Plotting code records:

::::::::

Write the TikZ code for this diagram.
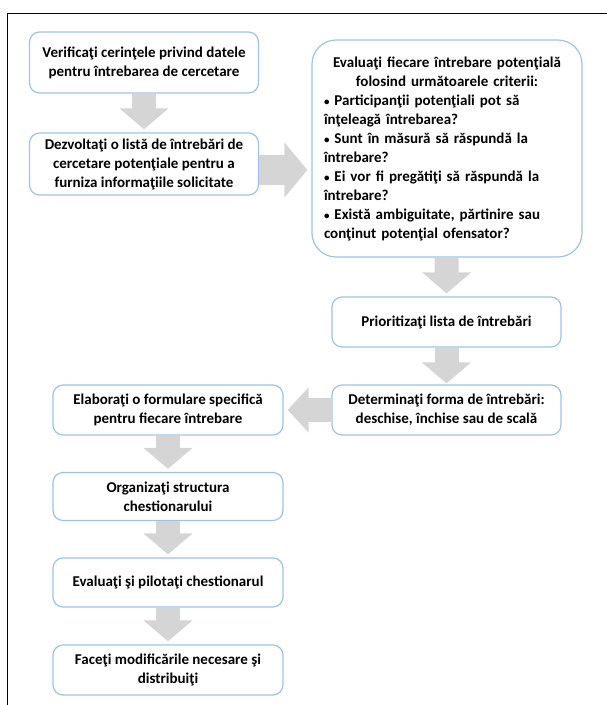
\documentclass[tikz,border=0pt]{standalone}
\usepackage{fontspec}
\setmainfont{Carlito}
\usetikzlibrary{arrows.meta,calc}
\definecolor{boxblue}{HTML}{9DC3E6}
\definecolor{arrowfill}{HTML}{D5D5D5}
\newcommand{\bul}{{\fontsize{11}{19}\selectfont •}}
\tikzset{
  stepbox/.style={draw=boxblue, line width=1.2pt, rounded corners=10pt, align=center,
    font=\fontsize{15}{19}\selectfont\bfseries, inner sep=2pt, minimum width=229pt},
  fatarrow/.style={draw=arrowfill, line width=24pt, -{Triangle[width=48pt,length=21pt]},
    shorten >=3pt},
}
\begin{document}
\begin{tikzpicture}[x=1pt,y=-1pt]
\useasboundingbox (0,0) rectangle (607,705);
\draw[line width=1pt] (7,705) -- (7,13) -- (607,13);

\node[stepbox, minimum height=61pt] (verif) at (144,62.5) {Verificaţi cerinţele privind datele\\pentru întrebarea de cercetare};
\node[stepbox, minimum height=62pt] (dezv) at (144,164) {Dezvoltaţi o listă de întrebări de\\cercetare potenţiale pentru a\\furniza informaţiile solicitate};
\node[stepbox, rounded corners=24pt, minimum width=270pt, minimum height=217pt, text width=246pt, align=left] (eval) at (447,148.5)
  {\makebox[\linewidth]{Evaluaţi fiecare întrebare potenţială}\\
   \makebox[\linewidth]{folosind următoarele criterii:}\\
   \bul{} Participanţii potenţiali pot să\\înţeleagă întrebarea?\\
   \bul{} Sunt în măsură să răspundă la\\întrebare?\\
   \bul{} Ei vor fi pregătiţi să răspundă la\\întrebare?\\
   \bul{} Există ambiguitate, părtinire sau\\conţinut potenţial ofensator?};
\node[stepbox, minimum height=50pt] (prior) at (446.5,322) {Prioritizaţi lista de întrebări};
\node[stepbox, minimum height=50pt] (determ) at (446.5,410) {Determinaţi forma de întrebări:\\deschise, închise sau de scală};
\node[stepbox, minimum width=230pt, minimum height=50pt] (elab) at (168,410) {Elaboraţi o formulare specifică\\pentru fiecare întrebare};
\node[stepbox, minimum width=230pt, minimum height=48pt] (organiz) at (168,496.5) {Organizaţi structura\\chestionarului};
\node[stepbox, minimum width=230pt, minimum height=49pt] (pilot) at (168,582.5) {Evaluaţi şi pilotaţi chestionarul};
\node[stepbox, minimum width=230pt, minimum height=50pt] (distrib) at (168,670) {Faceţi modificările necesare şi\\distribuiţi};

\draw[fatarrow] (verif) -- (dezv);
\draw[fatarrow, line width=30pt, -{Triangle[width=54pt,length=23pt]}, shorten >=4pt]
  ([yshift=-6pt]dezv.east) -- ([yshift=-6pt]dezv.east -| eval.west);
\draw[fatarrow] (eval) -- (prior);
\draw[fatarrow, shorten >=1pt] (prior) -- (determ);
\draw[fatarrow, -{Triangle[width=44pt,length=21pt]}, shorten >=4pt] (determ) -- (elab);
\draw[fatarrow] (elab) -- (organiz);
\draw[fatarrow] (organiz) -- (pilot);
\draw[fatarrow] (pilot) -- (distrib);
\end{tikzpicture}
\end{document}
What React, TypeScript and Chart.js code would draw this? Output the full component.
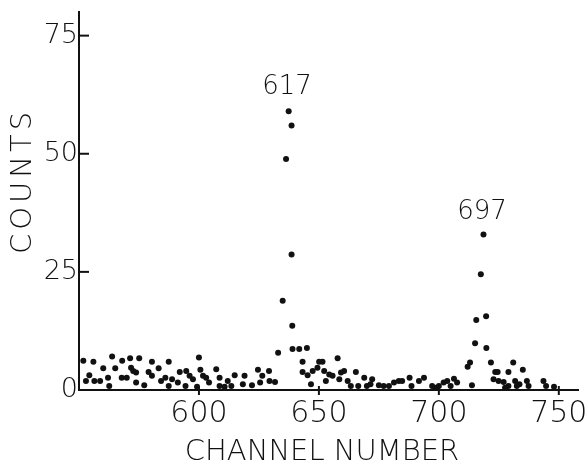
import { useEffect, useRef } from "react";
import { Chart, registerables } from "chart.js";

Chart.register(...registerables);

const channels = [
  551.8, 556.0, 563.8, 568.0, 571.3, 575.1, 580.4, 587.4, 583.2, 560.1,
  565.1, 554.3, 562.1, 571.7, 572.6, 573.8, 567.8, 569.9, 552.9, 556.4,
  558.8, 562.6, 579.0, 580.4, 573.8, 577.2, 586.0, 588.8, 587.4, 584.2,
  600.0, 592.0, 594.7, 600.6, 607.2, 591.2, 596.1, 597.5, 601.7, 603.0,
  604.2, 594.4, 599.2, 608.6, 612.0, 608.6, 610.7, 613.5, 614.9, 619.0,
  618.3, 622.1, 624.6, 626.4, 625.5, 629.2, 629.4,
  631.7, 643.2, 645.3, 647.4, 650.1, 651.5, 649.4, 646.7, 652.2, 654.3,
  655.7, 652.9, 657.8, 659.2, 660.5, 658.5, 662.0, 665.4, 668.9, 663.3,
  666.4, 670.0, 643.2,
  637.4, 638.6, 636.3, 638.6, 634.9, 638.9, 633.0, 639.0, 641.8, 645.0,
  672.2, 671.5, 675.0, 677.0, 679.2, 681.3, 683.3, 684.7, 687.8, 688.6,
  691.7, 693.8, 697.2, 698.6, 700.0, 702.0, 703.5, 704.9, 706.3, 707.6,
  712.0, 713.0, 715.1, 715.6, 717.5, 718.6, 719.7, 719.8, 721.7, 731.0,
  723.5, 724.5, 729.0, 735.0, 713.8, 722.8, 724.9, 727.0, 729.0, 727.6,
  731.8, 732.5, 733.6, 736.7, 737.4, 743.6, 744.7, 748.0,
];

const counts = [
  6.2, 6.0, 7.1, 6.2, 6.7, 6.7, 6.0, 6.0, 4.6, 4.6,
  4.6, 3.1, 2.6, 4.7, 4.0, 3.7, 2.6, 2.6, 1.9, 1.9,
  1.9, 0.85, 3.8, 3.0, 1.6, 1.0, 2.6, 2.3, 0.85, 1.9,
  6.9, 3.8, 4.0, 4.3, 4.4, 1.6, 3.0, 2.3, 3.0, 2.6,
  1.6, 0.85, 0.7, 2.6, 1.9, 0.85, 0.7, 0.85, 3.1, 3.0,
  1.2, 1.0, 4.3, 3.0, 1.6, 4.0, 1.9,
  1.7, 3.8, 3.1, 4.0, 6.0, 6.0, 4.7, 1.2, 4.0, 3.3,
  3.0, 1.9, 6.7, 3.7, 4.0, 2.3, 1.9, 3.8, 2.6, 0.85,
  0.85, 0.85, 6.0,
  59.0, 56.0, 48.9, 28.7, 18.9, 13.6, 7.9, 8.7, 8.7, 8.9,
  2.3, 1.2, 1.0, 0.85, 0.85, 1.6, 1.9, 1.9, 2.6, 0.85,
  1.9, 2.6, 0.85, 0.5, 0.85, 1.6, 1.9, 0.85, 2.4, 1.6,
  4.9, 5.8, 9.9, 14.8, 24.5, 32.9, 15.6, 8.9, 5.8, 5.8,
  3.8, 3.8, 3.8, 4.3, 1.0, 2.3, 1.9, 1.7, 0.85, 0.5,
  1.9, 0.85, 1.2, 1.9, 0.85, 1.9, 0.85, 0.7,
];

const xTicks = [600, 650, 700, 750];
const yTicks = [0, 25, 50, 75];
const peakLabels = ["617", "697"];
const peakLabelChannels = [636.7, 718.0];
const peakLabelCounts = [64.0, 37.7];
const xTitle = "CHANNEL NUMBER";
const yTitle = "COUNTS";

const FAMILY = "'DejaVu Sans', sans-serif";
const INK = "#111";

export default function App() {
  const ref = useRef<HTMLCanvasElement | null>(null);

  useEffect(() => {
    document.body.style.margin = "0";
    const canvas = ref.current;
    if (!canvas) return;

    const overlay = {
      id: "overlay",
      afterDraw(chart: any) {
        const { ctx, chartArea, scales } = chart;
        const xs = scales.x;
        const ys = scales.y;
        ctx.save();
        ctx.strokeStyle = INK;
        ctx.lineWidth = 2;
        yTicks.forEach((v) => {
          if (v === 0) return;
          const py = ys.getPixelForValue(v);
          ctx.beginPath();
          ctx.moveTo(chartArea.left, py);
          ctx.lineTo(chartArea.left + 10, py);
          ctx.stroke();
        });
        xTicks.forEach((v) => {
          const px = xs.getPixelForValue(v);
          ctx.beginPath();
          ctx.moveTo(px, chartArea.bottom - 4);
          ctx.lineTo(px, chartArea.bottom + 5);
          ctx.stroke();
        });
        ctx.fillStyle = INK;
        ctx.textAlign = "center";
        ctx.textBaseline = "middle";
        ctx.font = `200 26px ${FAMILY}`;
        peakLabels.forEach((t, i) => {
          ctx.fillText(
            t,
            xs.getPixelForValue(peakLabelChannels[i]),
            ys.getPixelForValue(peakLabelCounts[i])
          );
        });
        ctx.font = `200 29px ${FAMILY}`;
        ctx.fillText(xTitle, 322, 452);
        ctx.translate(23, 183);
        ctx.rotate(-Math.PI / 2);
        (ctx as any).letterSpacing = "4px";
        ctx.fillText(yTitle, 2, 0);
        ctx.restore();
      },
    };

    const xTickFont = { family: FAMILY, size: 30, weight: 200 as any };
    const yTickFont = { family: FAMILY, size: 27, weight: 200 as any };

    const chart = new Chart(canvas, {
      type: "scatter",
      data: {
        datasets: [
          {
            data: channels.map((c, i) => ({ x: c, y: counts[i] })),
            backgroundColor: INK,
            borderColor: INK,
            pointRadius: 3,
            pointBorderWidth: 0,
          },
        ],
      },
      options: {
        animation: false,
        responsive: false,
        maintainAspectRatio: false,
        layout: { padding: { top: 12, right: 8, left: 0, bottom: 0 } },
        plugins: { legend: { display: false }, tooltip: { enabled: false } },
        scales: {
          x: {
            type: "linear",
            min: 550,
            max: 758,
            afterBuildTicks: (s: any) => {
              s.ticks = xTicks.map((v) => ({ value: v }));
            },
            afterFit: (s: any) => {
              s.height = 74;
              s.paddingLeft = 0;
              s.paddingRight = 0;
            },
            grid: { display: false, drawTicks: false },
            border: { display: true, color: INK, width: 2 },
            ticks: {
              font: xTickFont,
              color: INK,
              padding: 6,
              maxRotation: 0,
              autoSkip: false,
            },
          },
          y: {
            type: "linear",
            min: 0,
            max: 80,
            afterBuildTicks: (s: any) => {
              s.ticks = yTicks.map((v) => ({ value: v }));
            },
            afterFit: (s: any) => {
              s.width = 79;
              s.paddingTop = 0;
              s.paddingBottom = 0;
            },
            grid: { display: false, drawTicks: false },
            border: { display: true, color: INK, width: 2 },
            ticks: {
              font: yTickFont,
              color: INK,
              padding: 1,
              autoSkip: false,
            },
          },
        },
      },
      plugins: [overlay],
    });

    return () => chart.destroy();
  }, []);

  return (
    <div style={{ position: "fixed", left: 0, top: 0, width: 586, height: 464, background: "#fff" }}>
      <canvas ref={ref} width={586} height={464} />
    </div>
  );
}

::::::::

→ CHALLENGE
Reproduce only the lines from the beginning of the data through the line that contains "(7,13) -- (607,13);", both included, and please drop the pictures.

→ ANSWER TO THIS EXERCISE
Write the TikZ code for this diagram.
\documentclass[tikz,border=0pt]{standalone}
\usepackage{fontspec}
\setmainfont{Carlito}
\usetikzlibrary{arrows.meta,calc}
\definecolor{boxblue}{HTML}{9DC3E6}
\definecolor{arrowfill}{HTML}{D5D5D5}
\newcommand{\bul}{{\fontsize{11}{19}\selectfont •}}
\tikzset{
  stepbox/.style={draw=boxblue, line width=1.2pt, rounded corners=10pt, align=center,
    font=\fontsize{15}{19}\selectfont\bfseries, inner sep=2pt, minimum width=229pt},
  fatarrow/.style={draw=arrowfill, line width=24pt, -{Triangle[width=48pt,length=21pt]},
    shorten >=3pt},
}
\begin{document}
\begin{tikzpicture}[x=1pt,y=-1pt]
\useasboundingbox (0,0) rectangle (607,705);
\draw[line width=1pt] (7,705) -- (7,13) -- (607,13);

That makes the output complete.